Quizá haya llegado el momento de que esa escurridiza e inefable clase media que muchos hemos aprendido a imaginar, a partir de las aproximaciones setenteras de Gabriel Careaga, adquiera con su plena identificación, el lugar que le corresponde entre los beneficiarios de las iniciativas públicas. Será bueno saber que los nuevos gobiernos, electos en 2012, se preocupan por temas como el de la infraestructura, la puesta al día del sistema tributario y la actualización de las leyes laborales, tanto como por los destinatarios de sus medidas y reformas.
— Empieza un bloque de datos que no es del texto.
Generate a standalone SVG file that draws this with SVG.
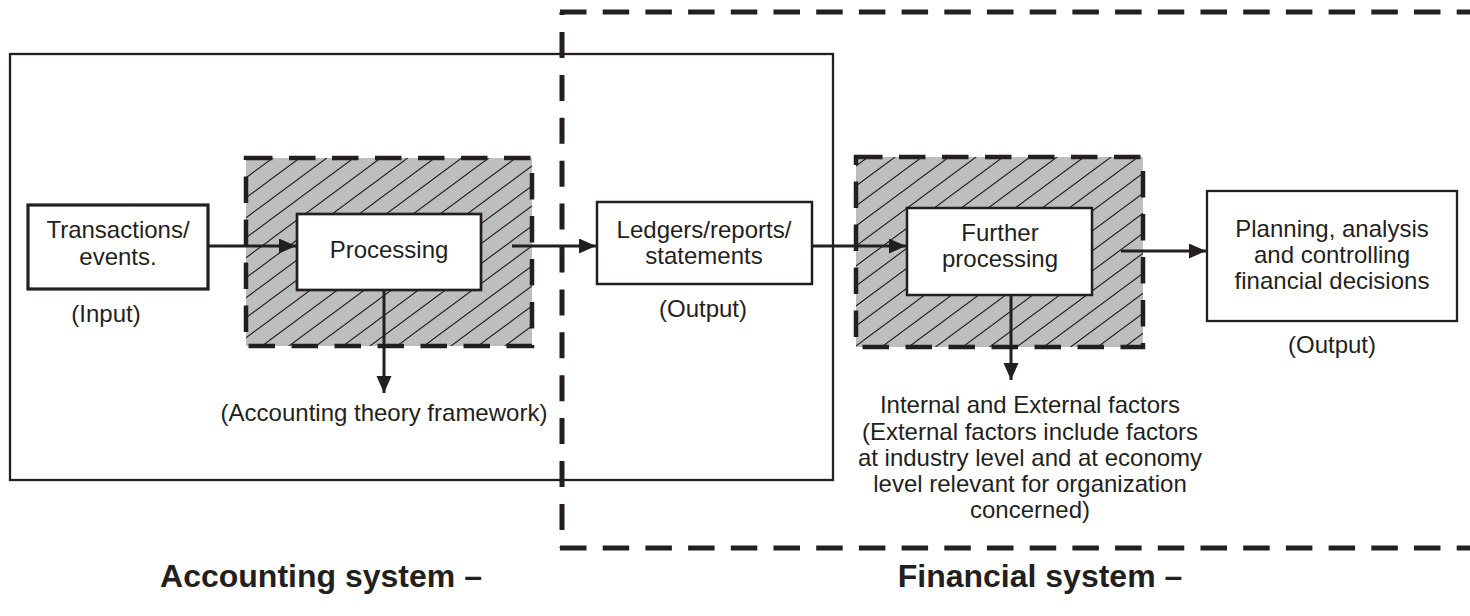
<svg xmlns="http://www.w3.org/2000/svg" width="1470" height="616" viewBox="0 0 1470 616">
  <style>
    .t { font-family: "Liberation Sans", Arial, sans-serif; font-size: 24px; fill: #231f20; text-anchor: middle; }
    .b { font-family: "Liberation Sans", Arial, sans-serif; font-size: 32px; font-weight: bold; fill: #231f20; text-anchor: middle; }
    .box { fill: #ffffff; stroke: #231f20; stroke-width: 2.5; }
    .shade-dash { fill: none; stroke: #231f20; stroke-width: 4.5; stroke-dasharray: 26.5 16.5; }
    .big-dash { fill: none; stroke: #231f20; stroke-width: 5; stroke-dasharray: 26.5 16.2; }
    .conn { fill: none; stroke: #231f20; stroke-width: 3; marker-end: url(#arrow); }
  </style>
  <defs>
    <marker id="arrow" markerUnits="userSpaceOnUse" markerWidth="18" markerHeight="16" refX="17" refY="7.5" orient="auto">
      <path d="M0,0 L17,7.5 L0,15 Z" fill="#231f20"/>
    </marker>
    <pattern id="hatch" patternUnits="userSpaceOnUse" x="0" y="0" width="27" height="20">
      <rect x="0" y="0" width="27" height="20" fill="#bcbec0"/>
      <path d="M-27,40 L27,0 M-27,20 L27,-20 M0,40 L54,0" stroke="#231f20" stroke-width="1.1" fill="none"/>
    </pattern>
  </defs>

  <g id="accounting-system">
    <rect x="10" y="54" width="823" height="426" fill="none" stroke="#231f20" stroke-width="2.3"/>
    <text class="b" x="321" y="587">Accounting system –</text>
  </g>

  <g id="financial-system">
    <line class="big-dash" x1="560" y1="12" x2="1470" y2="12"/>
    <line class="big-dash" x1="562" y1="12" x2="562" y2="548" style="stroke-dasharray: 26 16.9; stroke-dashoffset: 22.9"/>
    <line class="big-dash" x1="560" y1="548" x2="1470" y2="548"/>
    <text class="b" x="1040" y="587">Financial system –</text>
  </g>

  <g id="transactions">
    <rect class="box" x="28" y="205" width="180" height="84" style="stroke-width:3.2"/>
    <text class="t" x="118" y="238">Transactions/</text>
    <text class="t" x="118" y="265">events.</text>
    <text class="t" x="106" y="322">(Input)</text>
  </g>

  <g id="processing">
    <rect x="246" y="158" width="286" height="188" fill="url(#hatch)"/>
    <rect class="shade-dash" x="246" y="158" width="286" height="188"/>
    <rect class="box" x="297" y="214" width="184" height="76" style="stroke-width:2.7"/>
    <text class="t" x="389" y="258">Processing</text>
  </g>

  <g id="accounting-theory">
    <text class="t" x="384" y="421">(Accounting theory framework)</text>
  </g>

  <g id="ledgers">
    <rect class="box" x="597" y="202" width="215" height="82"/>
    <text class="t" x="704" y="238">Ledgers/reports/</text>
    <text class="t" x="704" y="264">statements</text>
    <text class="t" x="703" y="317">(Output)</text>
  </g>

  <g id="further-processing">
    <rect x="856" y="157" width="287" height="190" fill="url(#hatch)"/>
    <rect class="shade-dash" x="856" y="157" width="287" height="190"/>
    <rect class="box" x="907" y="208" width="185" height="87"/>
    <text class="t" x="1000" y="241">Further</text>
    <text class="t" x="1000" y="267">processing</text>
  </g>

  <g id="factors">
    <text class="t" x="1030" y="413">Internal and External factors</text>
    <text class="t" x="1030" y="440">(External factors include factors</text>
    <text class="t" x="1030" y="466">at industry level and at economy</text>
    <text class="t" x="1030" y="492">level relevant for organization</text>
    <text class="t" x="1030" y="518">concerned)</text>
  </g>

  <g id="planning">
    <rect class="box" x="1207" y="191" width="250" height="130" style="stroke-width:2.3"/>
    <text class="t" x="1332" y="237">Planning, analysis</text>
    <text class="t" x="1332" y="263">and controlling</text>
    <text class="t" x="1332" y="289">financial decisions</text>
    <text class="t" x="1332" y="353">(Output)</text>
  </g>

  <g id="connectors">
    <line class="conn" x1="208" y1="246" x2="296" y2="246"/>
    <line class="conn" x1="512" y1="246" x2="596" y2="246"/>
    <line class="conn" x1="384" y1="290" x2="384" y2="393"/>
    <line class="conn" x1="812" y1="246" x2="906" y2="246"/>
    <line class="conn" x1="1121" y1="251" x2="1206" y2="251"/>
    <line class="conn" x1="1011" y1="295" x2="1011" y2="380"/>
  </g>
</svg>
No hacerlo, en un tiempo en que The Welfare State ha empezado a diluirse a escala planetaria, podría significar que sigamos “nadando de muertito” en el mar de la integración global.
Que el Estado mexicano abdique, entre nosotros, de una de sus más grandes obligaciones –señaladas en los artículos 5º al 11 constitucionales –la de garantizar derechos individuales y sociales de libertad económica– para no facilitar a millones el crecimiento y el progreso al que legítimamente tendrían que aspirar, no solo se traduciría en un riesgo para la estabilidad alcanzada, sino en una eventual irrupción del reaccionarismo[3]. Barack Obama, durante la ceremonia de su toma de protesta como presidente reelecto de los Estados Unidos para el mandato que habrá de concluir en 2017, lo expresó de modo inmejorable: “Nosotros […] entendemos que nuestro país no puede tener éxito cuando cada vez menos gente tiene mucho éxito y cada vez más gente apenas puede cubrir sus gastos. Creemos que la prosperidad de los Estados Unidos tiene que ser una responsabilidad que esté sobre los amplios hombros de una clase media creciente. Sabemos que los Estados Unidos prosperan cuando todas las personas pueden disfrutar de independencia y orgullo en el trabajo que hacen; cuando los salarios de un trabajo honesto liberan a las familias de estar al borde de la penuria.” (Fragmento del discurso de toma de posesión, 21 de enero de 2013). No es difícil ni indeseable, para México, querer entender lo mismo.
[1]Carlos J. McCadden y Ramón Muñoz, La clase media: verdadero rostro de la sociedad occidental.
[2]Según el INEGI, el aumento fue de 4 puntos porcentuales. Esto equivale a 0.4 puntos porcentuales por año entre 2000 y 2010. En términos absolutos, la clase media pasó de 35.3 millones de habitantes, en 2000, a 44 millones, en 2010. Esto es equivalente a un crecimiento medio anual de 2.46%, tasa superior al 1.8% en que ha venido creciendo la población en su conjunto. La clase media crece, pero también sus necesidades y demandas.
[3]La noción de reaccionarismo me viene de lo que afirman Massimo Gaggi y Edoardo Narduzzi en su libro “El fin de la clase media y el nacimiento de la sociedad de bajo coste”. Según Gaggi y Narduzzi, si desaparece la clase media, desaparece la estabilidad social y política que ella representa. En una sociedad inestable, no faltarían quienes a cambio de cierto orden estén dispuestos a ceder libertad frente a posibles regímenes autoritarios.